Dynamic and real-time continuous look-ahead distance for autonomous vehicles: an explicit formulation

Abstract

The advent of autonomous vehicles has brought about significant advancements in transportation technology, promising safer and more efficient means of travel. However, their full integration into society depends on the accuracy of path-tracking realised by a lateral controller. Lateral control is achieved by regulating the steering angle to minimise the lateral error between the vehicle and a target point at a look-ahead distance on the reference path. This paper investigates the look-ahead distance as it is considered a key parameter that impacts vehicle performance, stability, and energy consumption. A qualitative analysis is performed to deduct a set of rules to adapt the look-ahead distance to three parameters: vehicle velocity, road curvature, and road adherence.
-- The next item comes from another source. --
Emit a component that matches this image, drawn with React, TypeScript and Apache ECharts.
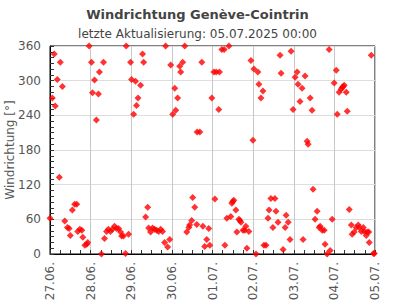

Then, an original explicit mathematical formulation is developed for the look-ahead distance as a function of the considered parameters. A fuzzy logic decision for the look-ahead distance is further established and compared with the formulated one. Both approaches are implemented on a look-ahead distance-based lateral controller based on the super-twisting sliding mode control. Simulation results carried out in a joint simulation between Simulink/MatLab and SCANeR Studio vehicle dynamics simulator demonstrate the effectiveness of the developed model on vehicle performance, stability, computational efficiency, and energy consumption.